2) Content. Why do many ebooks not have introductions or footnotes/endnotes otherwise present in print? I want the option to skip those, not someone else to make that choice... Why do digital subscriptions to newspapers and magazine not include special issues, weekend editions, etc?

3) Price. Despite all the promises, everything costs either the same, or more. Well, it might be a subjective issue, I'll admit. I work in academia. I have three libraries around me. With plenty of free print books. Almost no ebooks. This is a major university. The third one I am in over the last decade. Of the three, none had a useful ebook collection. They all had kindles to check-out. Go figure.
I can get discounted subscriptions to most of the stuff I read. But even so... WSJ, FT, and The Economist cost the same in print as digital. Except that print has more content (see above) and that you can ALWAYS get some deal, some discount. Online, you pay the full price.
Books... it's a mixed bag. Some cost less digital. Most cost more. Well, maybe not 'most'. But it is not savings...

4) It is a lot of work. Update firmware. Call customer support because something always goes wrong (at least, it did with every ereader I have owned). Install Calibre, manage plugins, edit metadata because the editor does not think it worth his/her time. Borrowing from libraries is a mess, with most readers. Including SONY. I learned, but it was not as smooth as walking into a library and asking for a book. Figure out how to backup stuff. Which includes figuring out how to strip off DRM. Then actually backup stuff every time you buy something.
A print book, I buy, I read, I put on the shelf.
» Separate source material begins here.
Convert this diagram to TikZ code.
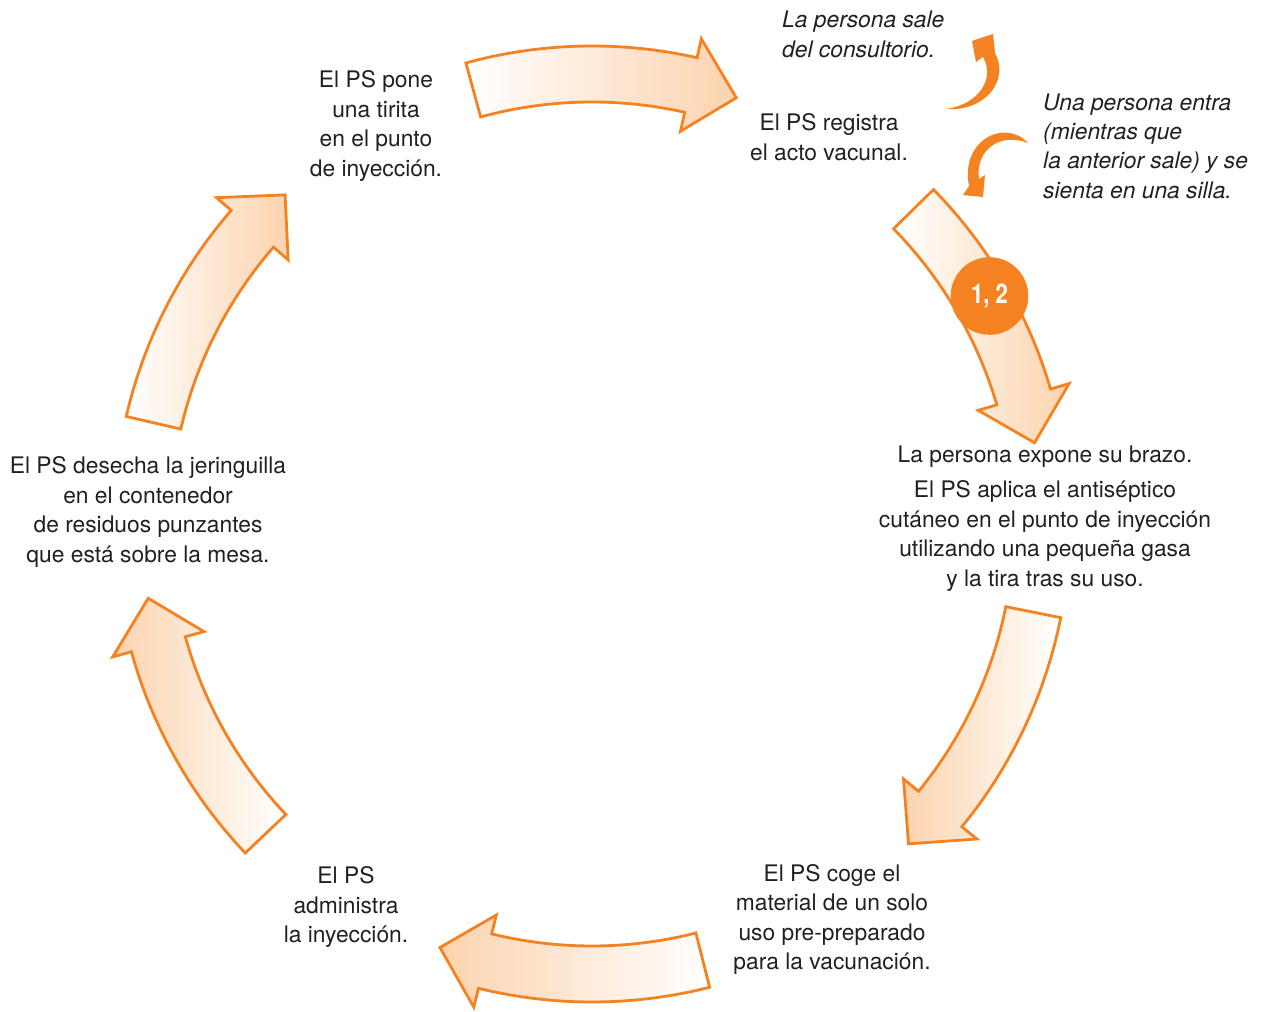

5) Availability. Actually what started this rant is the fact that I am down to the third book in a row I cannot find digital in the USA.
Rebecca by duMaurier
The Once and Future King by White
Notwithstanding by DeBernieres
Go figure, those were three in a row for my book club. All of them I had to go print or go pirate.
But it really happens a lot lately. At least a dozen books I read this year are not available digitally in the US. For some reason, almost all are in the UK. Which goes back to (4). I can go VPN, make an account on Amazon UK, strip DRM, put on my US Kindle. All of which costs me time and money. Or I can get a free print book from the library, within 5 minutes (ok, ok, I am in a particular spot there, I realize...).

6) I just can't find an ebook reader I am truly happy with. My favorite was my PRS950. It died. Noone makes a similar product. I liked the 7" screen. And how light it was. And 3g. I use a paperwhite today, which is more like a paper-pink-green-spots. But it makes me cheerful. At least the screen has all sorts of relaxing, pastel-like shades. No, really. It's a decent reader. But small (I want a bigger screen). And it has no battery life.

7) Kind of related to (6), my biggest gripe is that no ebook reader seems to support an easy way to store, backup, and retrieve your annotations. Amazon gets closest, but only for Amazon content. It's tricky for side-loaded content. Plus Kindle don't allow free-hand annotations like SONYs. Really, SONY rocks for annotations. Especially if you want to lose them forever once the device fails and you find out that you backed up three of the folders scattered around your hard drive in which SONY decided to store your content, but you forgot the fourth, and anyways you can't restore them to the new version of their god-awful software.

Is it just a technology destined for defeat? Are there just too few people really reading around the world to be worth a decent product? Is it too early, are we just the early-adopters dealing with the inevitable failures, or is it too late, because everyone is watching videos on tablets and no-one cares about black-and-white text?

And, most importantly, should I go back to grading rather than rant?

Last edited by vxf; 11-12-2012 at 08:23 PM.